Hi Mat, I’m just checking in on this issue to see if there has been any progress or news from the compiler dev team. I’ve been tasked with reworking two of our standalone solvers as shared libraries with a very tight deadline. I started today and ran into a bunch of issues with both PGI 19.10 and the latest NVIDIA HPC SDK (20.9). I’ll try to reproduce these issues in a simplified manner tomorrow but hopefully there are already some fixes in the pipeline.

During OpenACC summit few months ago I asked about this issue (Michael Wolfe and Mat were there during the breakout session). I am wondering if compiler dev team has any feedback or workaround solution on this.

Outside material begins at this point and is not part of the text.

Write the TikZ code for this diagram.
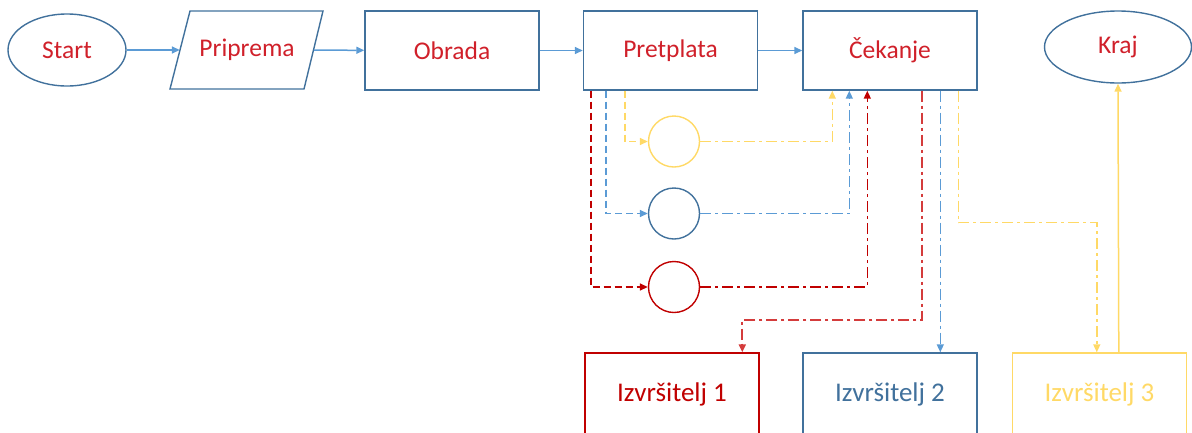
\documentclass[tikz,border=0pt]{standalone}
\usepackage{fontspec}
\setmainfont{Carlito}
\usetikzlibrary{arrows.meta,calc,shapes.geometric}

\definecolor{boxblue}{HTML}{41719C}
\definecolor{lineblue}{HTML}{5B9BD5}
\definecolor{txtred}{RGB}{208,32,42}
\definecolor{darkred}{HTML}{C00000}
\definecolor{softred}{RGB}{212,60,60}
\definecolor{gold}{HTML}{FFD966}

\tikzset{
  lbl/.style={font=\fontsize{25.5}{30}\selectfont},
  proc/.style={lbl, draw=boxblue, line width=1.4pt, rectangle,
    minimum width=174pt, minimum height=79pt, text=txtred},
  term/.style={lbl, draw=boxblue, line width=1.4pt, ellipse, text=txtred},
  worker/.style={font=\fontsize{27}{32}\selectfont, rectangle, line width=1.4pt,
    minimum width=174pt, minimum height=82pt},
  pool/.style={circle, line width=1.4pt, minimum size=51pt, inner sep=0pt},
  tip/.style={-{Triangle[length=8pt,width=7pt]}},
  flow/.style={tip, draw=lineblue, line width=1.5pt},
  dsh/.style={tip, line width=1.5pt, dash pattern=on 7pt off 4pt},
  ddot/.style={tip, line width=1.5pt, dash pattern=on 11pt off 4pt on 3pt off 4pt},
}

\begin{document}
\begin{tikzpicture}[x=1pt,y=-1pt]
\useasboundingbox (0,0) rectangle (1192,432);

% main flow
\node[term, minimum width=118pt, minimum height=72pt] (start) at (67,50) {Start};
% input/output step: text node plus its parallelogram outline
\node[lbl, text=txtred, minimum width=134pt, minimum height=78pt] (prip) at (247,50) {Priprema};
\draw[boxblue, line width=1.4pt] (190,11) -- (323,11) -- (304,89) -- (170,89) -- cycle;
\node[proc] (obr) at (452,50.5) {Obrada};
\node[proc] (pret) at (670.5,50.5) {Pretplata};
\node[proc] (cek) at (890,50.5) {Čekanje};
\node[term, minimum width=147pt, minimum height=72pt] (kraj) at (1118,47) {Kraj};

% queues
\node[pool, draw=gold] (q1) at (674,141.5) {};
\node[pool, draw=boxblue] (q2) at (674,213.5) {};
\node[pool, draw=darkred] (q3) at (674,287) {};

% workers
\node[worker, draw=darkred, text=darkred] (iz1) at (672,394) {Izvršitelj 1};
\node[worker, draw=boxblue, text=boxblue] (iz2) at (890,394) {Izvršitelj 2};
\node[worker, draw=gold, text=gold] (iz3) at (1099.5,394) {Izvršitelj 3};

% top row
\draw[flow] (start) -- (prip);
\draw[flow] (prip) -- (obr);
\draw[flow] (obr) -- (pret);
\draw[flow] (pret) -- (cek);

% subscription into queues
\draw[dsh, draw=gold] ($(pret.south west)+(42,0)$) |- (q1);
\draw[dsh, draw=lineblue] ($(pret.south west)+(23,0)$) |- (q2);
\draw[dsh, draw=darkred] ($(pret.south west)+(8,0)$) |- (q3);

% queues back to waiting
\draw[ddot, draw=gold] (q1) -| ($(cek.south west)+(30,0)$);
\draw[ddot, draw=lineblue] (q2) -| ($(cek.south west)+(47,0)$);
\draw[ddot, draw=darkred] (q3) -| ($(cek.south west)+(65,0)$);

% dispatch to workers
\draw[ddot, draw=softred, line width=1.8pt]
  ($(cek.south west)+(120,0)$) -- ++(0,229) -| ($(iz1.north west)+(158,0)$);
\draw[ddot, draw=lineblue]
  ($(cek.south west)+(138,0)$) -- ($(iz2.north west)+(138,0)$);
\draw[ddot, draw=gold]
  ($(cek.south west)+(156,0)$) -- ++(0,132) -| ($(iz3.north west)+(85,0)$);

% finish
\draw[tip, draw=gold, line width=1.5pt]
  ($(iz3.north west)+(107,0)$) -- (kraj.south);
\end{tikzpicture}
\end{document}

If there is no ETA for resolution of this issue, I am wondering if we should give up the shared library approach and use static library instead (which going to impact our user workflows).

Hi Pramod,

The work around would be to not use RDC (i.e. -gpu=nordc) with shared objects. However without RDC, the code can’t contain any static global references in “declare” directives, like extern variables, nor allows for cross-file device routine calls. So you’d need to reorganize the code so “my_data” is passed in as an argument, rather a global reference.

For example:

% cat test1.cpp
#include <stdlib.h>
#include <stdio.h>

void init(double val, float** my_data, double & my_celsius) {
    *my_data = (float*) malloc(sizeof(float)*3);
    (*my_data)[0] = 1.1;
    float * tmp = *my_data;
    #pragma acc enter data copyin(tmp[0:3])

    my_celsius = val;
    #pragma acc enter data copyin(my_celsius)
}

#pragma acc routine seq
double foo (double my_celsius,  double my_value) {
    double y = 2.0;
    // 2 + 5 + 1 = 8
    return y + my_celsius + my_value;
}

double sample(double & my_celsius,double my_value) {
  double val;
  #pragma acc serial present(my_celsius) copyout(val)
  {
      val = foo(my_celsius, my_value);
  }
  return val;
}
dev-sky5:/local/home/colgrove/tmp% cat main.cpp
#include <iostream>

void init(double val, float** my_data, double & my_celsius);
double sample(double &my_celsius,double my_value);
static double my_value = 1.0;

int main() {

    float * my_data;
    double my_celsius;
    init(5.0,&my_data,my_celsius);
    double val = sample(my_celsius,my_value);
    std::cout << "Val=" << val << std::endl;
    std::cout << "Done\n";
    return 0;
}
% nvc++ -acc -Minfo -gpu=cc70 test1.cpp -c -fPIC
init(double, float **, double &):
     10, Generating enter data copyin(tmp[:3])
     12, Generating enter data copyin(my_celsius[:1])
foo(double, double):
     15, Generating acc routine seq
         Generating Tesla code
sample(double &, double):
     24, Generating present(my_celsius[:1])
         Generating copyout(val) [if not already present]
         Accelerator serial kernel generated
         Generating Tesla code
% nvc++ -acc -gpu=cc70 -shared -o test.so test1.o
% nvc++ -acc main.cpp test.so -gpu=cc70
main.cpp:
% a.out
Val=8
Done

-Mat

Thanks Mat for providing an example.

In our use case currently its difficult to change the code structure because its generated from DSL to C++ transpiler and difficult to change API. But I will keep this in mind.